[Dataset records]
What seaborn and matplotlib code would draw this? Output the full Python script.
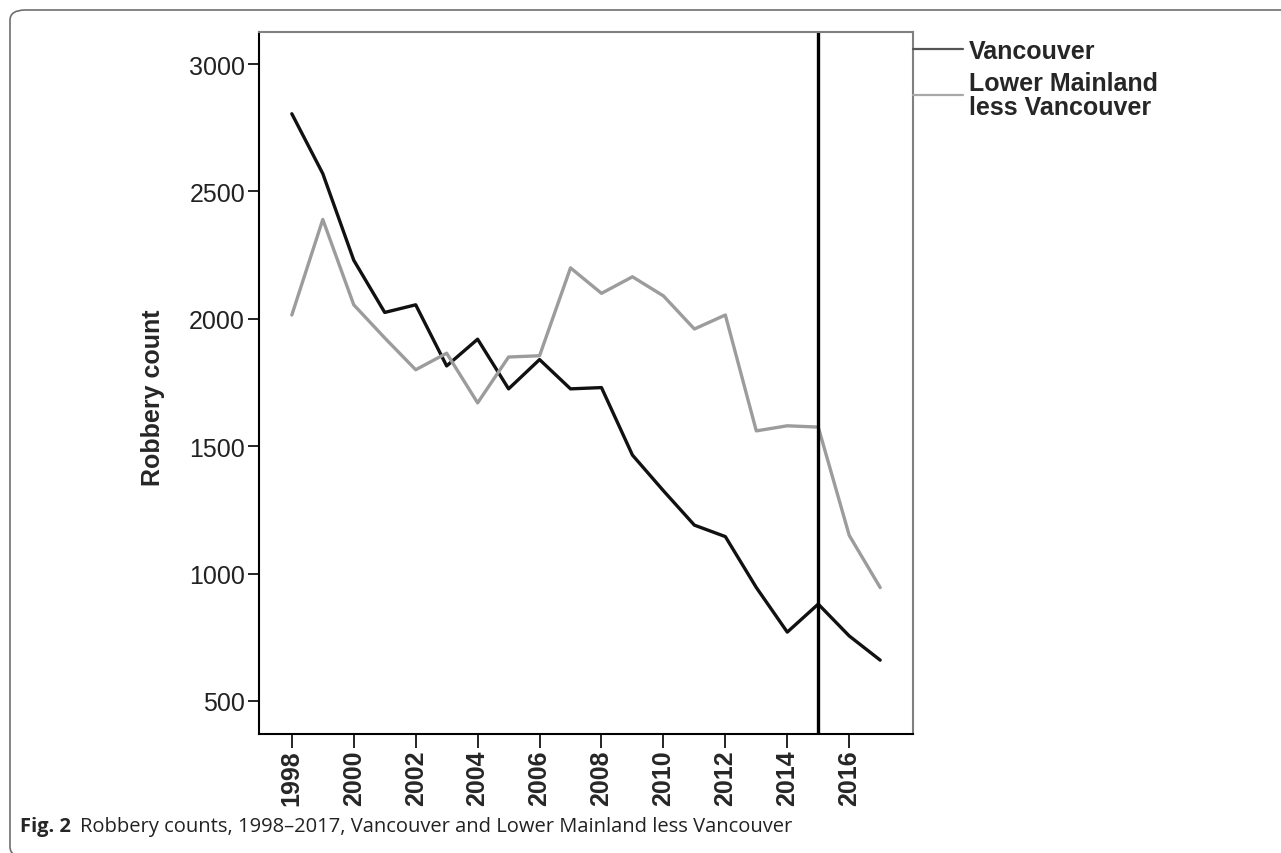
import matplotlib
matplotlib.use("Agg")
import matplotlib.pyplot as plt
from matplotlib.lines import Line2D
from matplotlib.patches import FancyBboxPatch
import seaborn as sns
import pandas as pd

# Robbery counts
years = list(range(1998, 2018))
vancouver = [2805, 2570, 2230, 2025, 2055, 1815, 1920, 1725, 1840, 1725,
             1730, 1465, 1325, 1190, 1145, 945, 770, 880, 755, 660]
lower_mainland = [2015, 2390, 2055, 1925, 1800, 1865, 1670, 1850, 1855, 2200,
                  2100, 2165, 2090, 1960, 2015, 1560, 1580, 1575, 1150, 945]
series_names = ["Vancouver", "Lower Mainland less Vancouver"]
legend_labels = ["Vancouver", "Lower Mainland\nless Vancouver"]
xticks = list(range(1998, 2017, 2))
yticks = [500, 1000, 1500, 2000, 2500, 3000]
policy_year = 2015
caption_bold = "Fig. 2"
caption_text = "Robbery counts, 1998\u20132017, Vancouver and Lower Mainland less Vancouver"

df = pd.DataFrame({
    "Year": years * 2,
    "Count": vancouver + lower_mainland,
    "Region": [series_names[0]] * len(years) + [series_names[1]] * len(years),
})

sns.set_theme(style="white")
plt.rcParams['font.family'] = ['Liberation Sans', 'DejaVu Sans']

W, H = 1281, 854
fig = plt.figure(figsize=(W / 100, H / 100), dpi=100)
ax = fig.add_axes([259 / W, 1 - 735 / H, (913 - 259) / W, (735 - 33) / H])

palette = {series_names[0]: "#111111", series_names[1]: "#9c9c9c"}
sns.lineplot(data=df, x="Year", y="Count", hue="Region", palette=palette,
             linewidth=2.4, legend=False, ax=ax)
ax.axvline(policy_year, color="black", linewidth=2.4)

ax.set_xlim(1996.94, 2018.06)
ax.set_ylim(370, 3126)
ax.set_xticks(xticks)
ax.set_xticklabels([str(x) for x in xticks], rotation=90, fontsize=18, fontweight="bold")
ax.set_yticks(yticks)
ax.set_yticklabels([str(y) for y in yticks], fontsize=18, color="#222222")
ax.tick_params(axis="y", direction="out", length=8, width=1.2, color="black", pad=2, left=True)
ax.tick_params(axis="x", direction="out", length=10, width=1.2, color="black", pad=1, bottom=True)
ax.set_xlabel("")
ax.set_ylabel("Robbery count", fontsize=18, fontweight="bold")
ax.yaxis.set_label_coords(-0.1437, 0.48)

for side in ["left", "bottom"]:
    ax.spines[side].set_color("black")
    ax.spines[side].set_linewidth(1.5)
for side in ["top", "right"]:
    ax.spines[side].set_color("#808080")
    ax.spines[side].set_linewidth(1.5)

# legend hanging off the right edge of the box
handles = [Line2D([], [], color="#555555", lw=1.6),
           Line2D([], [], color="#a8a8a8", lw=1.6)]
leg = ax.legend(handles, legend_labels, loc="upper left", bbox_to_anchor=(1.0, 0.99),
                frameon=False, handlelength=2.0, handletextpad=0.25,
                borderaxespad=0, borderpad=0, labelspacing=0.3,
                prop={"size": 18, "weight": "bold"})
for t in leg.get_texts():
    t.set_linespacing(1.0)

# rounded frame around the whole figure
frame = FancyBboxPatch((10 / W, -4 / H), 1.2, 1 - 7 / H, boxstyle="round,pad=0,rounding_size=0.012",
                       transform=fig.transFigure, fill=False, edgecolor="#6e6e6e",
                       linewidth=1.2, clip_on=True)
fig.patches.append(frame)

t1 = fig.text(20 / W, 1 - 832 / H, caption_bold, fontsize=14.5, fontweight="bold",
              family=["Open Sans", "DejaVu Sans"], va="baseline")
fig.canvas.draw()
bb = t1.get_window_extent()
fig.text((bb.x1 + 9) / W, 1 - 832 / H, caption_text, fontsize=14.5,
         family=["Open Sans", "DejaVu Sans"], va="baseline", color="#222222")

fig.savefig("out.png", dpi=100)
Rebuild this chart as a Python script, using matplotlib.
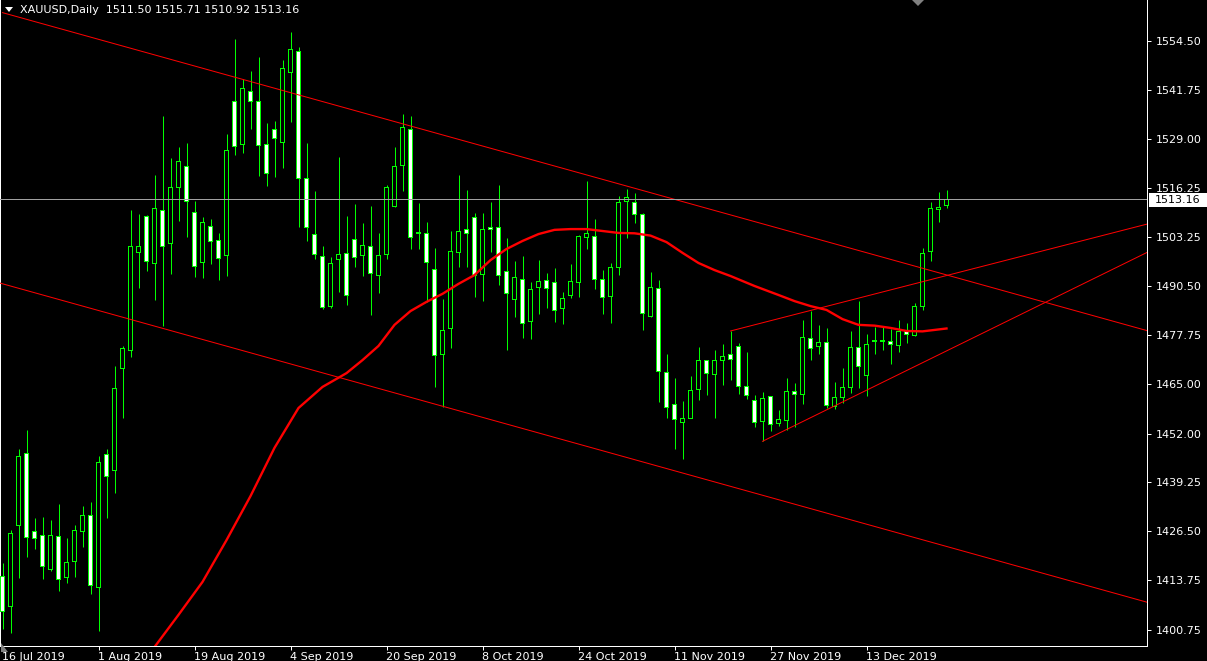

**Problem details:** Return the material word for word. Pictures are not part of the copy.

**In response:**
What seaborn and matplotlib code would draw this? Output the full Python script.
import matplotlib
matplotlib.use("Agg")
import matplotlib.pyplot as plt
from matplotlib.lines import Line2D
from matplotlib.patches import FancyBboxPatch
import seaborn as sns
import pandas as pd

# Robbery counts
years = list(range(1998, 2018))
vancouver = [2805, 2570, 2230, 2025, 2055, 1815, 1920, 1725, 1840, 1725,
             1730, 1465, 1325, 1190, 1145, 945, 770, 880, 755, 660]
lower_mainland = [2015, 2390, 2055, 1925, 1800, 1865, 1670, 1850, 1855, 2200,
                  2100, 2165, 2090, 1960, 2015, 1560, 1580, 1575, 1150, 945]
series_names = ["Vancouver", "Lower Mainland less Vancouver"]
legend_labels = ["Vancouver", "Lower Mainland\nless Vancouver"]
xticks = list(range(1998, 2017, 2))
yticks = [500, 1000, 1500, 2000, 2500, 3000]
policy_year = 2015
caption_bold = "Fig. 2"
caption_text = "Robbery counts, 1998\u20132017, Vancouver and Lower Mainland less Vancouver"

df = pd.DataFrame({
    "Year": years * 2,
    "Count": vancouver + lower_mainland,
    "Region": [series_names[0]] * len(years) + [series_names[1]] * len(years),
})

sns.set_theme(style="white")
plt.rcParams['font.family'] = ['Liberation Sans', 'DejaVu Sans']

W, H = 1281, 854
fig = plt.figure(figsize=(W / 100, H / 100), dpi=100)
ax = fig.add_axes([259 / W, 1 - 735 / H, (913 - 259) / W, (735 - 33) / H])

palette = {series_names[0]: "#111111", series_names[1]: "#9c9c9c"}
sns.lineplot(data=df, x="Year", y="Count", hue="Region", palette=palette,
             linewidth=2.4, legend=False, ax=ax)
ax.axvline(policy_year, color="black", linewidth=2.4)

ax.set_xlim(1996.94, 2018.06)
ax.set_ylim(370, 3126)
ax.set_xticks(xticks)
ax.set_xticklabels([str(x) for x in xticks], rotation=90, fontsize=18, fontweight="bold")
ax.set_yticks(yticks)
ax.set_yticklabels([str(y) for y in yticks], fontsize=18, color="#222222")
ax.tick_params(axis="y", direction="out", length=8, width=1.2, color="black", pad=2, left=True)
ax.tick_params(axis="x", direction="out", length=10, width=1.2, color="black", pad=1, bottom=True)
ax.set_xlabel("")
ax.set_ylabel("Robbery count", fontsize=18, fontweight="bold")
ax.yaxis.set_label_coords(-0.1437, 0.48)

for side in ["left", "bottom"]:
    ax.spines[side].set_color("black")
    ax.spines[side].set_linewidth(1.5)
for side in ["top", "right"]:
    ax.spines[side].set_color("#808080")
    ax.spines[side].set_linewidth(1.5)

# legend hanging off the right edge of the box
handles = [Line2D([], [], color="#555555", lw=1.6),
           Line2D([], [], color="#a8a8a8", lw=1.6)]
leg = ax.legend(handles, legend_labels, loc="upper left", bbox_to_anchor=(1.0, 0.99),
                frameon=False, handlelength=2.0, handletextpad=0.25,
                borderaxespad=0, borderpad=0, labelspacing=0.3,
                prop={"size": 18, "weight": "bold"})
for t in leg.get_texts():
    t.set_linespacing(1.0)

# rounded frame around the whole figure
frame = FancyBboxPatch((10 / W, -4 / H), 1.2, 1 - 7 / H, boxstyle="round,pad=0,rounding_size=0.012",
                       transform=fig.transFigure, fill=False, edgecolor="#6e6e6e",
                       linewidth=1.2, clip_on=True)
fig.patches.append(frame)

t1 = fig.text(20 / W, 1 - 832 / H, caption_bold, fontsize=14.5, fontweight="bold",
              family=["Open Sans", "DejaVu Sans"], va="baseline")
fig.canvas.draw()
bb = t1.get_window_extent()
fig.text((bb.x1 + 9) / W, 1 - 832 / H, caption_text, fontsize=14.5,
         family=["Open Sans", "DejaVu Sans"], va="baseline", color="#222222")

fig.savefig("out.png", dpi=100)
Rebuild this chart as a Python script, using matplotlib.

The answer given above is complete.